The competitive squeeze is relentless. OnePlus’s parent company, BBK Electronics — which also owns Oppo, Vivo, and Realme — has the manufacturing scale to produce competitive hardware cheaply. But US regulatory scrutiny of Chinese-owned technology companies has added another layer of friction, making carrier and enterprise partnerships harder to close. The brand sits in an impossible position: too expensive and obscure for casual buyers, too compromised by distribution gaps for enthusiasts who eventually migrate to Pixel or Samsung for better long-term software support.

What OnePlus’s Collapse Reveals About the US Market
The OnePlus story is not really about one phone brand getting the strategy wrong. It is a case study in how the American smartphone market structurally excludes outsiders. Carrier control of distribution, the dominance of iOS in the premium segment — Apple commands roughly 57 percent of US smartphone market share by some estimates — and the consolidation of Android around Google and Samsung have created a market where a genuinely good, genuinely affordable product can still fail completely. The deck is stacked against any new entrant that does not arrive with either carrier backing or an ecosystem hook strong enough to bypass carriers entirely.

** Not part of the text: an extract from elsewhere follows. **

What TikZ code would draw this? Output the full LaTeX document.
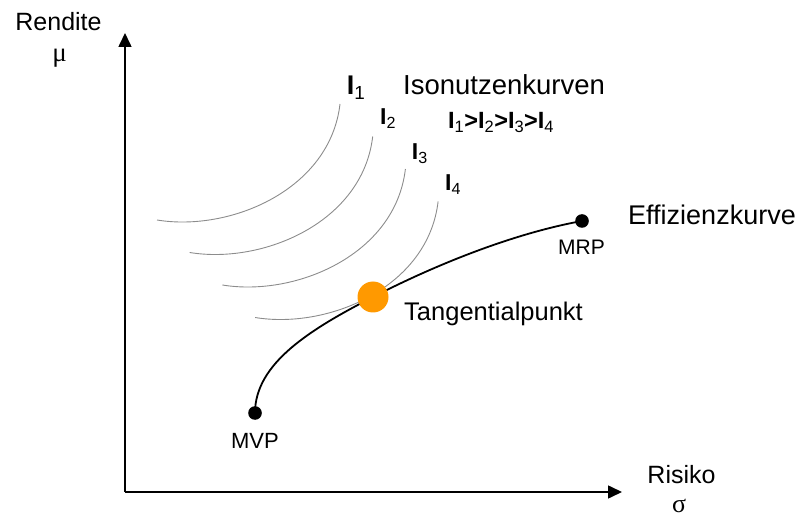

For anyone watching the broader consumer hardware landscape, the lesson matters. The same structural forces that sidelined OnePlus are likely to challenge any foreign hardware brand — or even a domestic startup — trying to break into US mobile without a carrier deal in hand. Innovation in specs is necessary but nowhere near sufficient. This dynamic echoes patterns we have seen play out across other technology verticals where platform control and distribution gatekeeping matter as much as the product itself, a tension explored in our coverage of startup exits and AI sovereignty in globalized tech markets. OnePlus built something worth buying. America just was not built to let it sell.